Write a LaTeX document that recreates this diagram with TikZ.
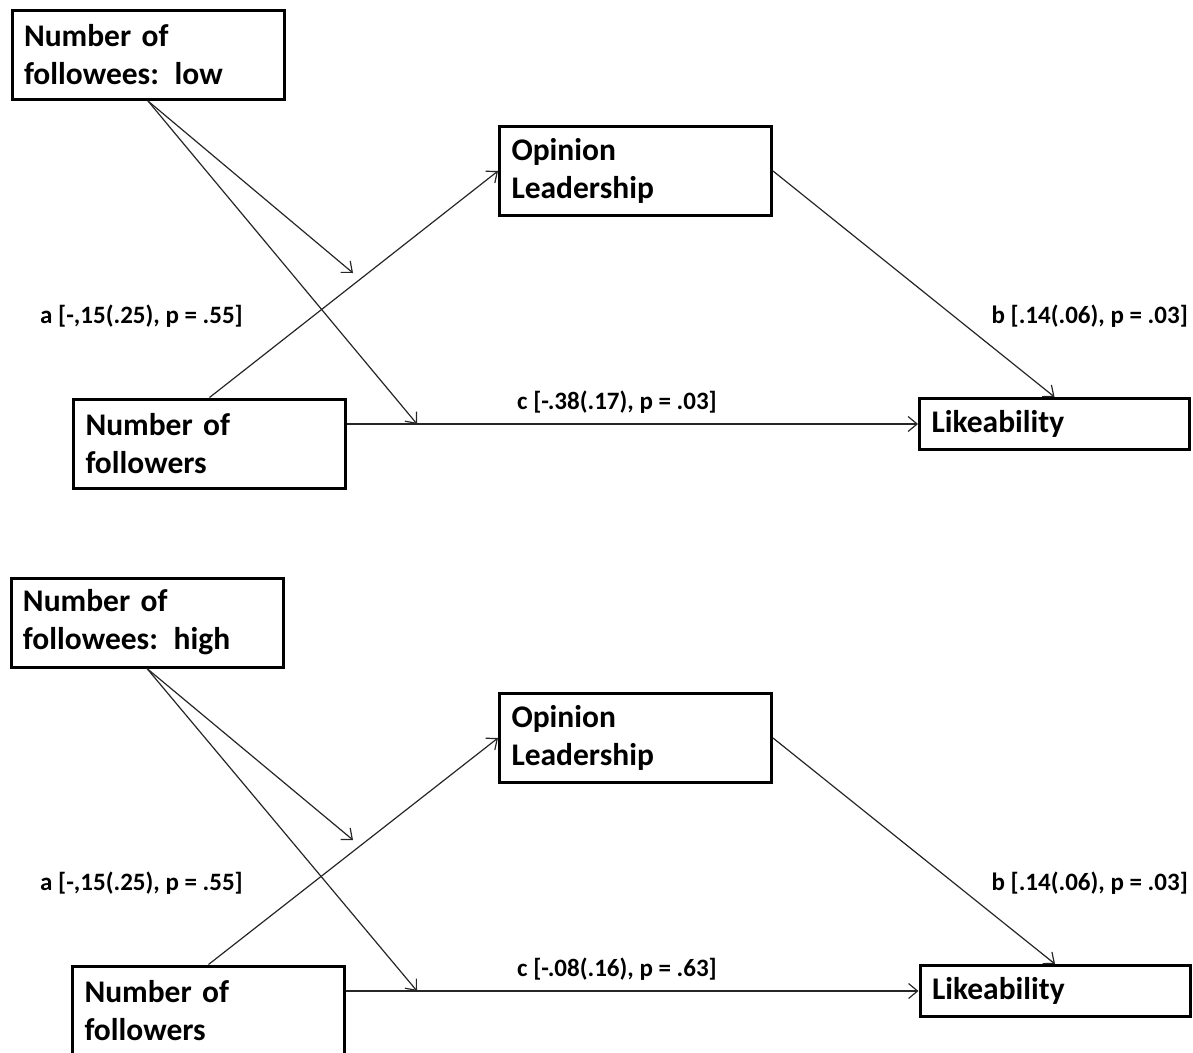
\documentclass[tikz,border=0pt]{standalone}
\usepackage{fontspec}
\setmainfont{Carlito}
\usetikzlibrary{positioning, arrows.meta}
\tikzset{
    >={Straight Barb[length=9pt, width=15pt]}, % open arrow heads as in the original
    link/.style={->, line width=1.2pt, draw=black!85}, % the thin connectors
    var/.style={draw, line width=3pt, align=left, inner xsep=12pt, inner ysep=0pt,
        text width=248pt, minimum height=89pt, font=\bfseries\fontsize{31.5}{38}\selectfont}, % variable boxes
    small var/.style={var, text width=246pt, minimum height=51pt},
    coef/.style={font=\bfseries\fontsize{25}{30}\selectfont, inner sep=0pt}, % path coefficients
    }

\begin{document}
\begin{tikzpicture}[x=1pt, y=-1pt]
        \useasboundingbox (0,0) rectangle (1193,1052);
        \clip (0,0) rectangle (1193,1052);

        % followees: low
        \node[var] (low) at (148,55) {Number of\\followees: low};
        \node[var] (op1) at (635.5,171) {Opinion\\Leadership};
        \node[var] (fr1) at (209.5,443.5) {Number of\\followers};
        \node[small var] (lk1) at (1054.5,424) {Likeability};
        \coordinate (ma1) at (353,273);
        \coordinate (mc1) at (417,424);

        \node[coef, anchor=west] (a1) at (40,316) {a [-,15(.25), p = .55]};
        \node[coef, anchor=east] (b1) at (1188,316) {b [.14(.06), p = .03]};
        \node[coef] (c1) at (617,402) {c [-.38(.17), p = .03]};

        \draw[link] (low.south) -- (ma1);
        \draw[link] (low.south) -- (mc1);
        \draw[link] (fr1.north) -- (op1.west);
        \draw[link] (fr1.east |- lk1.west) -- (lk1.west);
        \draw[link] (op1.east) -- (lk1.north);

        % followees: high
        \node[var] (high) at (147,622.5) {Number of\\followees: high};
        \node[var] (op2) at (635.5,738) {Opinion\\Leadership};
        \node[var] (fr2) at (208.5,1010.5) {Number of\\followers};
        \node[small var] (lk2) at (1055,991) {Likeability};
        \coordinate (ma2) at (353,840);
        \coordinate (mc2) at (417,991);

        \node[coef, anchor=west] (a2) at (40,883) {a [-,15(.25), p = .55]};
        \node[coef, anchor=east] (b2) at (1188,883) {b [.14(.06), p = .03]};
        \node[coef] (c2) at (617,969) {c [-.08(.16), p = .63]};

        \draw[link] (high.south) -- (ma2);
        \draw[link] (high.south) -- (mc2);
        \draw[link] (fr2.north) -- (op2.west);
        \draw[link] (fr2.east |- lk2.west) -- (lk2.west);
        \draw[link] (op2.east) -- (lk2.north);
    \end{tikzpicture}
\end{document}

Directions for this task: Go through the listing above and write it all out exactly, leaving out any picture.

Solution:
Write a LaTeX document that recreates this diagram with TikZ.
\documentclass[tikz,border=0pt]{standalone}
\usepackage{fontspec}
\setmainfont{Carlito}
\usetikzlibrary{positioning, arrows.meta}
\tikzset{
    >={Straight Barb[length=9pt, width=15pt]}, % open arrow heads as in the original
    link/.style={->, line width=1.2pt, draw=black!85}, % the thin connectors
    var/.style={draw, line width=3pt, align=left, inner xsep=12pt, inner ysep=0pt,
        text width=248pt, minimum height=89pt, font=\bfseries\fontsize{31.5}{38}\selectfont}, % variable boxes
    small var/.style={var, text width=246pt, minimum height=51pt},
    coef/.style={font=\bfseries\fontsize{25}{30}\selectfont, inner sep=0pt}, % path coefficients
    }

\begin{document}
\begin{tikzpicture}[x=1pt, y=-1pt]
        \useasboundingbox (0,0) rectangle (1193,1052);
        \clip (0,0) rectangle (1193,1052);

        % followees: low
        \node[var] (low) at (148,55) {Number of\\followees: low};
        \node[var] (op1) at (635.5,171) {Opinion\\Leadership};
        \node[var] (fr1) at (209.5,443.5) {Number of\\followers};
        \node[small var] (lk1) at (1054.5,424) {Likeability};
        \coordinate (ma1) at (353,273);
        \coordinate (mc1) at (417,424);

        \node[coef, anchor=west] (a1) at (40,316) {a [-,15(.25), p = .55]};
        \node[coef, anchor=east] (b1) at (1188,316) {b [.14(.06), p = .03]};
        \node[coef] (c1) at (617,402) {c [-.38(.17), p = .03]};

        \draw[link] (low.south) -- (ma1);
        \draw[link] (low.south) -- (mc1);
        \draw[link] (fr1.north) -- (op1.west);
        \draw[link] (fr1.east |- lk1.west) -- (lk1.west);
        \draw[link] (op1.east) -- (lk1.north);

        % followees: high
        \node[var] (high) at (147,622.5) {Number of\\followees: high};
        \node[var] (op2) at (635.5,738) {Opinion\\Leadership};
        \node[var] (fr2) at (208.5,1010.5) {Number of\\followers};
        \node[small var] (lk2) at (1055,991) {Likeability};
        \coordinate (ma2) at (353,840);
        \coordinate (mc2) at (417,991);

        \node[coef, anchor=west] (a2) at (40,883) {a [-,15(.25), p = .55]};
        \node[coef, anchor=east] (b2) at (1188,883) {b [.14(.06), p = .03]};
        \node[coef] (c2) at (617,969) {c [-.08(.16), p = .63]};

        \draw[link] (high.south) -- (ma2);
        \draw[link] (high.south) -- (mc2);
        \draw[link] (fr2.north) -- (op2.west);
        \draw[link] (fr2.east |- lk2.west) -- (lk2.west);
        \draw[link] (op2.east) -- (lk2.north);
    \end{tikzpicture}
\end{document}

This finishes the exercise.